▶ Dataset rows:
++++++

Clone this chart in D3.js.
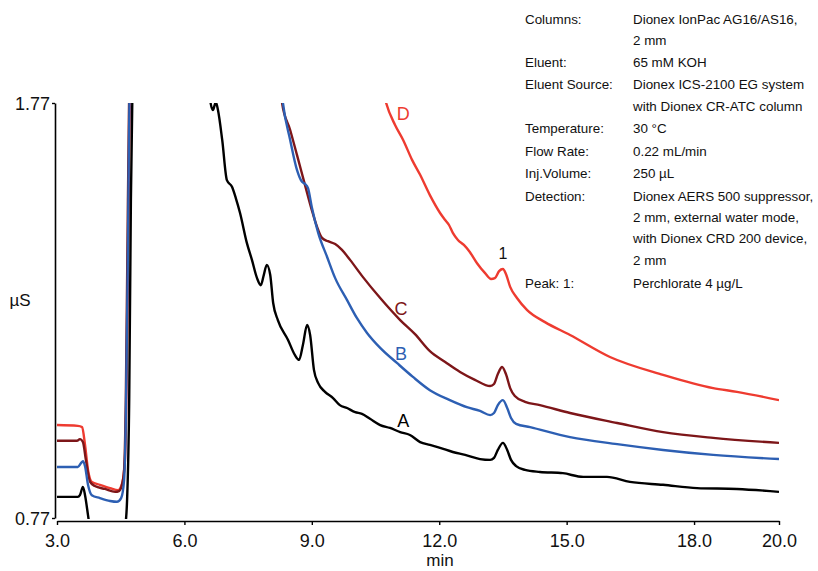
<!DOCTYPE html>
<html>
<head>
<meta charset="utf-8">
<script src="https://cdn.jsdelivr.net/npm/d3@7"></script>
<style>
  body { margin: 0; background: #fff; }
  text { font-family: "Liberation Sans", Arial, sans-serif; }
  .note { font-family: "Liberation Sans Narrow", "Arial Narrow", "Liberation Sans", sans-serif; font-size: 13.4px; }
</style>
</head>
<body>
<script>
// chromatogram traces, [time (min), conductivity (µS)]
// values above 1.77 / below 0.77 are off scale and get clipped
const traceA = [[3.00,0.821],[3.49,0.821],[3.54,0.825],[3.61,0.845],[3.66,0.825],[3.73,0.777],[3.78,0.741],[3.89,0.669],
  [4.25,0.645],[4.48,0.669],[4.60,0.741],[4.65,0.813],[4.70,1.054],[4.74,1.536],[4.79,1.898],[5.2,2.5],[6.0,2.4],[6.55,1.95],
  [6.60,1.782],[6.67,1.753],[6.74,1.772],[6.79,1.753],[6.89,1.681],[7.00,1.584],[7.12,1.568],[7.21,1.541],[7.31,1.505],
  [7.47,1.433],[7.59,1.392],[7.71,1.348],[7.80,1.331],[7.87,1.356],[7.94,1.380],[8.02,1.356],[8.09,1.288],[8.20,1.247],
  [8.44,1.199],[8.60,1.163],[8.70,1.151],[8.79,1.187],[8.89,1.235],[8.96,1.211],[9.05,1.127],[9.15,1.095],[9.31,1.074],
  [9.50,1.059],[9.66,1.042],[9.83,1.035],[10.02,1.025],[10.18,1.021],[10.37,1.009],[10.61,0.994],[10.84,0.987],[11.08,0.977],
  [11.31,0.970],[11.55,0.953],[11.78,0.946],[12.02,0.939],[12.32,0.929],[12.61,0.922],[12.96,0.912],[13.20,0.910],[13.29,0.915],
  [13.38,0.934],[13.50,0.951],[13.60,0.934],[13.69,0.910],[13.81,0.895],[14.02,0.886],[14.37,0.881],[14.91,0.878],[15.39,0.869],
  [15.95,0.869],[16.49,0.857],[17.27,0.850],[18.07,0.842],[19.01,0.840],[20.00,0.833]];

const traceB = [[3.00,0.893],[3.49,0.893],[3.57,0.903],[3.61,0.907],[3.66,0.895],[3.73,0.850],[3.82,0.825],[4.01,0.818],
  [4.25,0.811],[4.41,0.809],[4.51,0.818],[4.58,0.862],[4.62,1.006],[4.67,1.416],[4.72,1.898],[5.5,2.6],[7.0,2.4],[8.2,1.9],
  [8.32,1.770],[8.49,1.681],[8.65,1.609],[8.77,1.580],[8.84,1.575],[8.91,1.565],[9.00,1.519],[9.15,1.457],[9.36,1.399],
  [9.55,1.348],[9.83,1.295],[10.06,1.252],[10.30,1.216],[10.61,1.180],[11.01,1.143],[11.38,1.110],[11.78,1.078],[12.25,1.054],
  [12.65,1.037],[12.96,1.028],[13.20,1.018],[13.29,1.023],[13.38,1.042],[13.50,1.054],[13.60,1.035],[13.69,1.011],[13.81,0.997],
  [14.14,0.989],[15.08,0.965],[16.19,0.948],[17.27,0.934],[18.45,0.922],[20.00,0.912]];

const traceC = [[3.00,0.956],[3.47,0.956],[3.54,0.960],[3.61,0.953],[3.68,0.910],[3.78,0.857],[3.89,0.847],[4.13,0.840],
  [4.37,0.833],[4.46,0.835],[4.53,0.850],[4.58,0.886],[4.62,1.054],[4.67,1.536],[4.72,1.898],[5.5,2.6],[7.0,2.4],[8.2,1.9],
  [8.30,1.770],[8.49,1.705],[8.65,1.645],[8.84,1.572],[9.00,1.512],[9.15,1.464],[9.24,1.445],[9.38,1.437],[9.55,1.430],
  [9.71,1.416],[9.90,1.392],[10.20,1.351],[10.61,1.300],[11.08,1.247],[11.43,1.213],[11.78,1.172],[12.14,1.146],[12.49,1.122],
  [12.84,1.103],[13.20,1.088],[13.29,1.093],[13.38,1.117],[13.48,1.134],[13.57,1.117],[13.67,1.083],[13.78,1.064],[14.02,1.050],
  [14.37,1.042],[15.08,1.023],[16.19,0.999],[17.27,0.977],[18.45,0.963],[20.00,0.951]];

const traceD = [[3.00,0.994],[3.49,0.992],[3.59,0.989],[3.66,0.946],[3.73,0.886],[3.82,0.857],[4.01,0.850],[4.25,0.842],
  [4.44,0.837],[4.53,0.852],[4.60,0.910],[4.65,1.175],[4.70,1.657],[4.74,1.898],[6.0,2.6],[9.0,2.3],[10.5,1.9],
  [10.75,1.770],[10.96,1.717],[11.15,1.681],[11.36,1.633],[11.55,1.597],[11.78,1.548],[12.02,1.505],[12.14,1.488],[12.23,1.476],
  [12.32,1.457],[12.44,1.440],[12.58,1.428],[12.72,1.411],[12.89,1.384],[13.08,1.360],[13.22,1.346],[13.31,1.348],[13.41,1.365],
  [13.50,1.370],[13.57,1.358],[13.67,1.327],[13.83,1.300],[14.07,1.271],[14.49,1.242],[15.08,1.211],[16.02,1.158],[17.27,1.115],
  [18.45,1.083],[19.01,1.074],[20.00,1.054]];

const xTicks = [3, 6, 9, 12, 15, 18, 20];
const yTicks = [0.77, 1.77];

const traceNames = ["A", "B", "C", "D"];
const traceColors = ["#000000", "#2d5fb3", "#7d1619", "#ee3b30"];
const labelPos = [[11.15, 0.99], [11.1, 1.15], [11.1, 1.26], [11.15, 1.73]];

const noteLabels = ["Columns:", "", "Eluent:", "Eluent Source:", "", "Temperature:", "Flow Rate:", "Inj.Volume:",
  "Detection:", "", "", "", "Peak: 1:"];
const noteValues = ["Dionex IonPac AG16/AS16,", "2 mm", "65 mM KOH", "Dionex ICS-2100 EG system",
  "with Dionex CR-ATC column", "30 °C", "0.22 mL/min", "250 µL", "Dionex AERS 500 suppressor,",
  "2 mm, external water mode,", "with Dionex CRD 200 device,", "2 mm", "Perchlorate 4 µg/L"];

let width = 818
let height = 571

let svg = d3.select("body").append("svg")
    .attr("width", width)
    .attr("height", height)

let x = d3.scaleLinear().domain([3, 20]).range([57, 779])
let y = d3.scaleLinear().domain([0.77, 1.77]).range([518, 103])

svg.append("clipPath").attr("id", "plot")
  .append("rect").attr("x", 57).attr("y", 103).attr("width", 722).attr("height", 416)

// axes
let xAxis = svg.append("g")
    .attr("transform", "translate(0,521)")
    .call(d3.axisBottom(x).tickValues(xTicks).tickFormat(d3.format(".1f")).tickSize(4).tickSizeOuter(0))
let yAxis = svg.append("g")
    .attr("transform", "translate(55,0)")
    .call(d3.axisLeft(y).tickValues(yTicks).tickFormat(d3.format(".2f")).tickSize(3).tickSizeOuter(0))

svg.selectAll(".domain").attr("stroke", "#000").attr("stroke-width", 1.6)
svg.selectAll(".tick line").attr("stroke", "#000").attr("stroke-width", 1.4)
xAxis.selectAll(".tick text").attr("font-size", 18).attr("fill", "#111").attr("dy", "1.05em")
yAxis.selectAll(".tick text").attr("font-size", 18).attr("fill", "#111").attr("x", -5).attr("dy", "0.35em")

svg.append("text").attr("x", 440).attr("y", 566).attr("text-anchor", "middle")
  .attr("font-size", 17).attr("fill", "#111").text("min")
svg.append("text").attr("x", 20).attr("y", 306).attr("text-anchor", "middle")
  .attr("font-size", 17).attr("fill", "#111").text("µS")

// traces
let line = d3.line()
    .x(d => x(d[0]))
    .y(d => y(d[1]))
    .curve(d3.curveMonotoneX)

let traces = [traceA, traceB, traceC, traceD]
let plot = svg.append("g").attr("clip-path", "url(#plot)")
// draw D first so black sits on top
plot.selectAll("path")
    .data(traces.map((t, i) => ({ t, i })).reverse()).enter()
    .append("path")
    .attr("d", d => line(d.t))
    .attr("fill", "none")
    .attr("stroke", d => traceColors[d.i])
    .attr("stroke-width", 2.4)
    .attr("stroke-linejoin", "round")

svg.selectAll(".tracelabel")
    .data(traceNames).enter()
    .append("text")
    .attr("class", "tracelabel")
    .attr("x", (d, i) => x(labelPos[i][0]))
    .attr("y", (d, i) => y(labelPos[i][1]))
    .attr("text-anchor", "middle")
    .attr("font-size", 18)
    .attr("fill", (d, i) => traceColors[i])
    .text(d => d)

svg.append("text").attr("x", x(13.5)).attr("y", y(1.394))
  .attr("text-anchor", "middle").attr("font-size", 16).attr("fill", "#111").text("1")

// conditions block
let rowY = [24, 45, 67, 89, 111, 133, 156, 178, 201, 222, 243, 265, 288]
svg.selectAll(".nl").data(noteLabels).enter().append("text")
    .attr("class", "note").attr("x", 525).attr("y", (d, i) => rowY[i]).attr("fill", "#111").text(d => d)
svg.selectAll(".nv").data(noteValues).enter().append("text")
    .attr("class", "note").attr("x", 633).attr("y", (d, i) => rowY[i]).attr("fill", "#111").text(d => d)
</script>
</body>
</html>
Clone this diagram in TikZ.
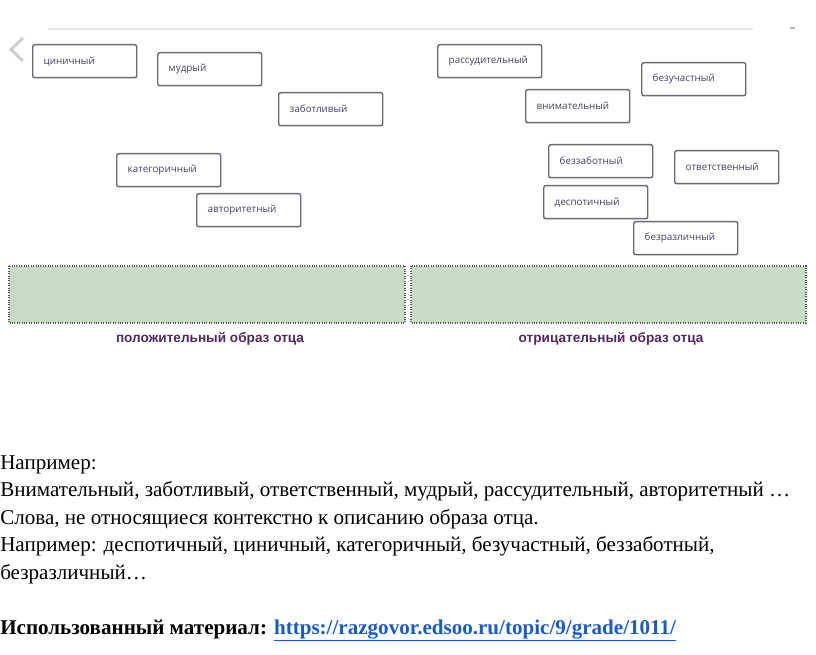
\documentclass[tikz,border=0pt]{standalone}
\usepackage{fontspec}
\setmainfont{Liberation Serif}
\setsansfont{Open Sans}
\newfontfamily\labelfont{Liberation Sans}
\usetikzlibrary{positioning,calc}
\definecolor{wordtext}{HTML}{4B3F5E}
\definecolor{wordedge}{HTML}{6C6A74}
\definecolor{zonefill}{HTML}{C8DBC3}
\definecolor{zoneedge}{HTML}{5A5A5A}
\definecolor{zonetext}{HTML}{4E2A60}
\definecolor{linkblue}{HTML}{1A5BC4}
\definecolor{rulegray}{HTML}{E6E6E6}

\begin{document}
\begin{tikzpicture}[x=0.75pt,y=-0.75pt,
    word/.style={draw=wordedge, line width=1.1pt, rounded corners=1.5pt, fill=white,
      anchor=north west, minimum height=24.75pt, text width=61.5pt, inner xsep=8.25pt,
      align=left, font=\sffamily\fontsize{7.4}{8}\selectfont, text=wordtext},
    zone/.style={draw=zoneedge, fill=zonefill, densely dotted, line width=0.8pt},
    zonelabel/.style={font=\labelfont\bfseries\fontsize{10.2}{12}\selectfont, text=zonetext},
    body/.style={anchor=base west, inner sep=0pt, font=\fontsize{15.8}{18}\selectfont}]
\useasboundingbox (0,0) rectangle (816,655);

% top rule and back arrow
\draw[rulegray, line width=0.8pt] (48,29) -- (753,29);
\draw[rulegray!80!black, line width=0.8pt] (790,28) -- (795,28);
\draw[black!20, line width=2.2pt] (23,38) -- (11,49.5) -- (23,61);

% words to sort
\node[word] (cin) at (32,44) {циничный};
\node[word] (mud) at (157,52) {мудрый};
\node[word] (zab) at (278,92) {заботливый};
\node[word] (kat) at (116,153) {категоричный};
\node[word] (avt) at (196,193) {авторитетный};
\node[word] (ras) at (437,44) {рассудительный};
\node[word] (bezu) at (641,62) {безучастный};
\node[word] (vni) at (525,89) {внимательный};
\node[word] (bezz) at (548,144) {беззаботный};
\node[word] (otv) at (674,150) {ответственный};
\node[word] (des) at (543,185) {деспотичный};
\node[word] (bezr) at (633,221) {безразличный};

% drop zones
\draw[zone] (9,266) rectangle (405,323);
\draw[zone] (411,266) rectangle (806,323);
\node[zonelabel] (pos) at (210,339) {положительный образ отца};
\node[zonelabel] (neg) at (611,339) {отрицательный образ отца};

% notes
\node[body] (n1) at (0,469) {Например:};
\node[body] (n2) at (0,496.5) {Внимательный, заботливый, ответственный, мудрый, рассудительный, авторитетный …};
\node[body] (n3) at (0,524) {Слова, не относящиеся контекстно к описанию образа отца.};
\node[body] (n4) at (0,551.5) {Например: деспотичный, циничный, категоричный, безучастный, беззаботный,};
\node[body] (n5) at (0,579) {безразличный…};
\node[body] (src) at (0,634) {\textbf{Использованный материал: }\textcolor{linkblue}{\underline{\textbf{https://razgovor.edsoo.ru/topic/9/grade/1011/}}}};
\end{tikzpicture}
\end{document}
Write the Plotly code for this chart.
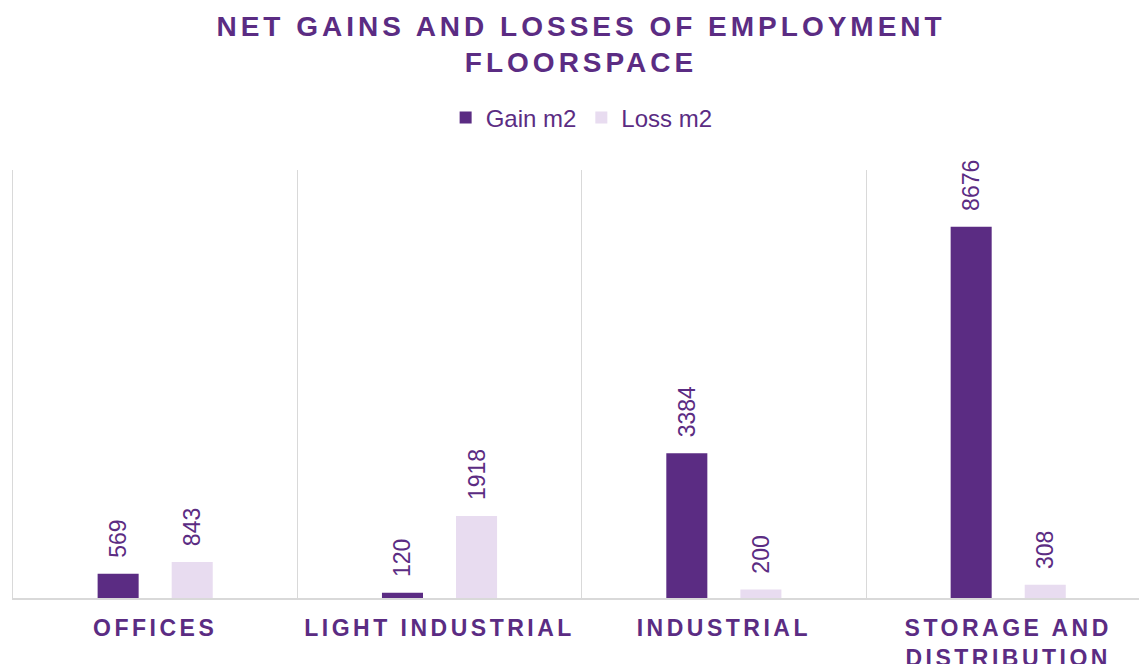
import plotly.graph_objects as go

categories = ["OFFICES", "LIGHT INDUSTRIAL", "INDUSTRIAL", "STORAGE AND<br>DISTRIBUTION"]
gain = [569, 120, 3384, 8676]
loss = [843, 1918, 200, 308]
series_names = ["Gain m2", "Loss m2"]
title_text = "NET GAINS AND LOSSES OF EMPLOYMENT<br>FLOORSPACE"

PURPLE = "#5B2C83"
LILAC = "#E8DCF0"
FONT = "Liberation Sans, Arial"

fig = go.Figure()
for name, vals, col in [(series_names[0], gain, PURPLE), (series_names[1], loss, LILAC)]:
    fig.add_trace(go.Bar(
        x=categories, y=vals, name=name, marker=dict(color=col, line=dict(width=0)),
        texttemplate="\u00a0\u00a0%{y}", textposition="outside", textangle=-90,
        constraintext="none",
        textfont=dict(family=FONT, size=23, color=PURPLE),
        cliponaxis=False,
    ))

fig.update_layout(
    width=1139, height=664,
    paper_bgcolor="white", plot_bgcolor="white",
    margin=dict(l=13, r=0, t=170, b=66),
    barmode="group", bargap=0.479, bargroupgap=0.446,
    title=dict(text=title_text, xref="paper", x=0.5045, xanchor="center",
               y=1 - 36 / 664, yanchor="middle",
               font=dict(family=FONT, size=28, color=PURPLE, weight="bold")),
    legend=dict(orientation="h", xref="paper", x=0.505, xanchor="center", yref="container",
                y=1 - 118 / 664, yanchor="middle", font=dict(family=FONT, size=24, color=PURPLE),
                itemwidth=30, traceorder="normal"),
    showlegend=True,
    xaxis=dict(tickson="boundaries", showgrid=True, gridcolor="#D9D9D9", gridwidth=1,
               range=[-0.5, 3.46], showline=True, linecolor="#D9D9D9", linewidth=2,
               ticks="", ticklabelstandoff=8, automargin=False,
               tickfont=dict(family=FONT, size=23, color=PURPLE, weight="bold"),
               zeroline=False),
    yaxis=dict(range=[0, 10000], showticklabels=False, showgrid=False, zeroline=False,
               showline=True, linecolor="#D9D9D9", linewidth=1, automargin=False),
)

post = """
var gd = document.getElementById('{plot_id}');
function sp(){
  gd.querySelectorAll('.gtitle').forEach(function(e){e.style.letterSpacing='4px';});
  gd.querySelectorAll('.xtick text').forEach(function(e){e.style.letterSpacing='3.5px';});
}
sp();
gd.on('plotly_afterplot', sp);
"""
fig.write_html("out.html", post_script=post)
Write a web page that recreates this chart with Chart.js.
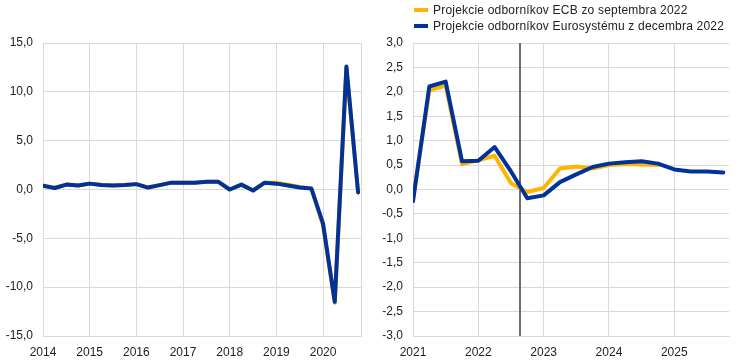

++++++

▶ PROBLEM STATEMENT: Nothing but the lines from the one with "Write the Plotly code for this chart." down to the one with "GAINS AND LOSSES" should be printed, both of them included. Leave out the pictures.

▶ COMPLETE RESPONSE:
Write the Plotly code for this chart.
import plotly.graph_objects as go

categories = ["OFFICES", "LIGHT INDUSTRIAL", "INDUSTRIAL", "STORAGE AND<br>DISTRIBUTION"]
gain = [569, 120, 3384, 8676]
loss = [843, 1918, 200, 308]
series_names = ["Gain m2", "Loss m2"]
title_text = "NET GAINS AND LOSSES OF EMPLOYMENT<br>FLOORSPACE"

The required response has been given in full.